Zwischen Reichstag und Kanzleramt
Abschied vom Schleppnetz
Marcus Schmidt

Die Aufgabe von Nachrichtendiensten ist es, möglichst viele Informationen zu sammeln. Doch die besten Erkenntnisse sind wertlos, wenn sie nicht in einen größeren Zusammenhang gestellt und schließlich an andere Behörden weitergeleitet werden.

Die bisherige Aufklärung möglicher Verfehlungen der Behörden im Zusammenhang mit der dem „Nationalsozialistischen Untergrund“ (NSU) zugeschriebenen Mordserie hat hier eklatante Mängel zutage gefördert. So haben die Verfassungsschützer in Bund und Ländern teilweise wahllos Informationen gesammelt, diese dann aber nur lückenhaft ausgewertet und – was sich als verhängnisvoll erwies – teilweise nur unvollständig oder überhaupt nicht an Polizei und Staatsanwaltschaft weitergeleitet.

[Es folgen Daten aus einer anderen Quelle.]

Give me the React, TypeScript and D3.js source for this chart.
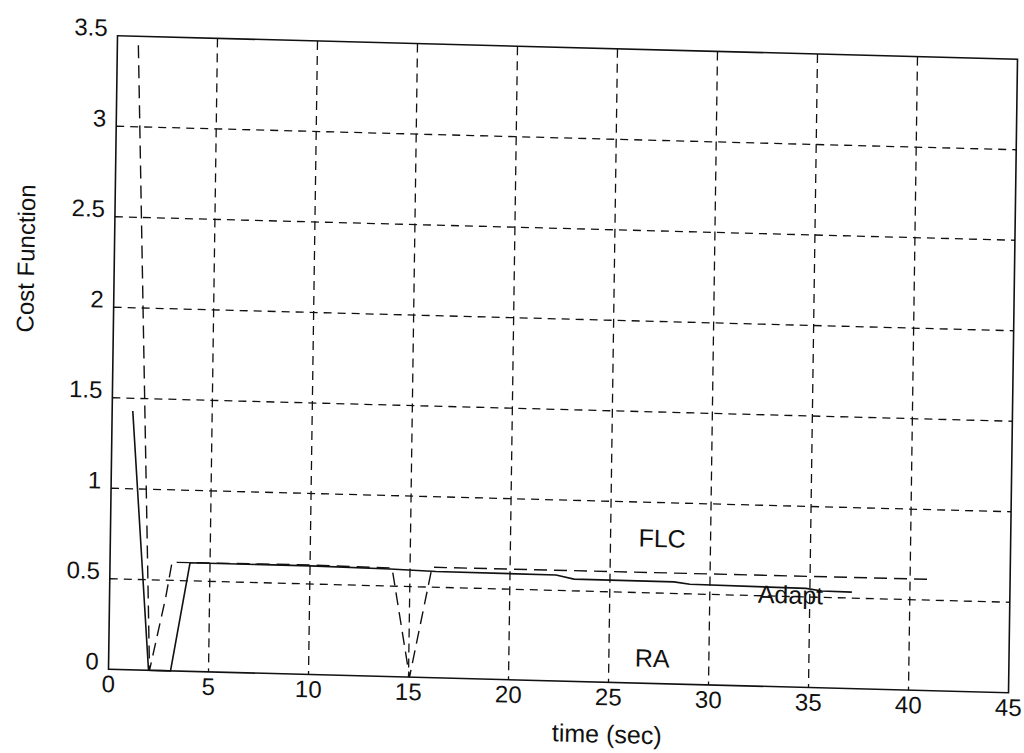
import * as d3 from 'd3';

// axis ticks
const timeTicks = [0, 5, 10, 15, 20, 25, 30, 35, 40, 45];
const costTicks = [0, 0.5, 1, 1.5, 2, 2.5, 3, 3.5];
const costTickLabels = ['0', '0.5', '1', '1.5', '2', '2.5', '3', '3.5'];

// FLC (dashed)
const flcTime = [1.05, 2.05, 2.8, 3.1, 10, 14.1, 15.05, 16.1, 25, 41.0];
const flcCost = [3.45, 0, 0.4, 0.6, 0.605, 0.6, 0, 0.61, 0.612, 0.615];

// Adapt (solid)
const adaptTime = [1.03, 2.0, 3.1, 4.0, 10, 14, 16.3, 22.3, 23.2, 28.2, 29, 34.8, 35.6, 37.1];
const adaptCost = [1.43, 0, 0, 0.6, 0.6, 0.594, 0.587, 0.585, 0.565, 0.564, 0.553, 0.547, 0.535, 0.533];

const W = 900;
const H = 633.5;
// the scan is slightly tilted
const tilt = 'matrix(1,0.0261,-0.0142,1,117.5,35.75)';
const font = '"Liberation Sans", Arial, sans-serif';

export default function App() {
  const x = d3.scaleLinear().domain([0, 45]).range([0, W]);
  const y = d3.scaleLinear().domain([0, 3.5]).range([H, 0]);
  const line = d3.line<[number, number]>().x(d => x(d[0])).y(d => y(d[1]));

  const flc = flcTime.map((t, i) => [t, flcCost[i]] as [number, number]);
  const adapt = adaptTime.map((t, i) => [t, adaptCost[i]] as [number, number]);

  return (
    <svg width={1024} height={753} style={{ position: 'absolute', left: 0, top: 0, background: '#fff' }}
      fontFamily={font}>
      <g transform={tilt}>
        {/* grid */}
        {timeTicks.slice(1, -1).map(t => (
          <line key={'gx' + t} x1={x(t)} x2={x(t)} y1={0} y2={H}
            stroke="#111" strokeWidth={1.3} strokeDasharray="9,6" />
        ))}
        {costTicks.slice(1, -1).map(c => (
          <line key={'gy' + c} x1={0} x2={W} y1={y(c)} y2={y(c)}
            stroke="#111" strokeWidth={1.3} strokeDasharray="8,6" />
        ))}

        {/* curves */}
        <path d={line(adapt) || ''} fill="none" stroke="#111" strokeWidth={1.6} />
        <path d={line(flc) || ''} fill="none" stroke="#111" strokeWidth={1.4} strokeDasharray="13,7" />

        {/* frame */}
        <rect x={0} y={0} width={W} height={H} fill="none" stroke="#111" strokeWidth={1.6} />

        {/* tick labels */}
        {costTicks.map((c, i) => (
          <text key={'ly' + c} x={-10} y={y(c) - 8} textAnchor="end" dominantBaseline="central"
            fontSize={24} fill="#111">{costTickLabels[i]}</text>
        ))}
        {timeTicks.map(t => (
          <text key={'lx' + t} x={x(t)} y={H + 23} textAnchor="middle"
            fontSize={24} fill="#111">{t}</text>
        ))}

        {/* series labels */}
        <text x={528} y={497} fontSize={25} fill="#111">FLC</text>
        <text x={648} y={550} fontSize={25} fill="#111">Adapt</text>
        <text x={526} y={617} fontSize={25} fill="#111">RA</text>

        {/* axis titles */}
        <text x={499} y={694} textAnchor="middle" fontSize={25} fill="#111">time (sec)</text>
        <text transform="translate(-80,225) rotate(-90)" textAnchor="middle" fontSize={24} fill="#111">Cost Function</text>
      </g>
    </svg>
  );
}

Nun hat der Präsident des Bundesamtes für Verfassungsschutz, Hans-Georg Maaßen, den Startschuß für eine Reform gegeben, mit der diese Fehler im System korrigiert werden sollen. Im Bundesamt will man sich auf das Wesentliche konzentrieren: Künftig wollen die Verfassungsschützer bei ihrer Arbeit vor allem „gewaltorientierte Bestrebungen und Personen“ in den Blick nehmen. Im Klartext bedeutet das: Die 2.800 Mitarbeiter des Bundesamtes sollen weniger Gesinnungsschnüffelei in Hinterzimmerzirkeln betreiben als sich vielmehr um die wirklich gefährlichen weil gewaltbereiten Personen kümmern.

Gleichzeitig wird mit dem bisherigen Prinzip gebrochen, die Beschaffung und die Auswertung von Informationen strikt voneinander zu trennen. Das Konzept sieht nun eine „engere Verzahnung“ vor mit dem Ziel einer verbesserten Informationsgewinnung und -aufbereitung, „die auch den Strafverfolgungsbehörden zugute kommen soll“. Damit reagiert der Verfassungsschutz direkt auf Erkenntnisse, daß vor allem in Thüringen viele wichtige Informationen über die untergetauchten NSU-Mitglieder Uwe Böhnhardt, Uwe Mundlos und Beate Zschäpe, die womöglich zu deren Ergreifung hätten führen können, vom Verfassungsschutz nicht an die Polizei weitergeleitet wurden.

Überhaupt soll es künftig mit der Zusammenarbeit mit den anderen Sicherheitsbehörden besser klappen. Das Reformkonzept verweist dabei auf das bereits im November eingerichtete Gemeinsame Extremismus- und Terrorismusabwehrzentrum, in dem Bundes- und Landesbehörden zusammenarbeiten. Zudem sollen die parlamentarischen Kontrollgremien, die für die Überwachung des Verfassungsschutzes zuständig sind, künftig „proaktiv“ unterrichtet werden.

Der Opposition gehen die Reformen nicht weit genug. „Die angestoßenen Änderungen waren überfällig. Sie sind nur ein erster notwendiger Schritt“, sagte der innenpolitische Sprecher der SPD-Fraktion, Michael Hartmann, den Kieler Nachrichten. Er lobte indes das Umdenken beim Verfassungsschutz hin zu klareren Regeln und mehr parlamentarischer Kontrolle: „Die Zeiten, in denen im Verborgenen ziellos mit dem großen Schleppnetz gefischt wurde, sind hoffentlich vorbei“, sagte Hartmann.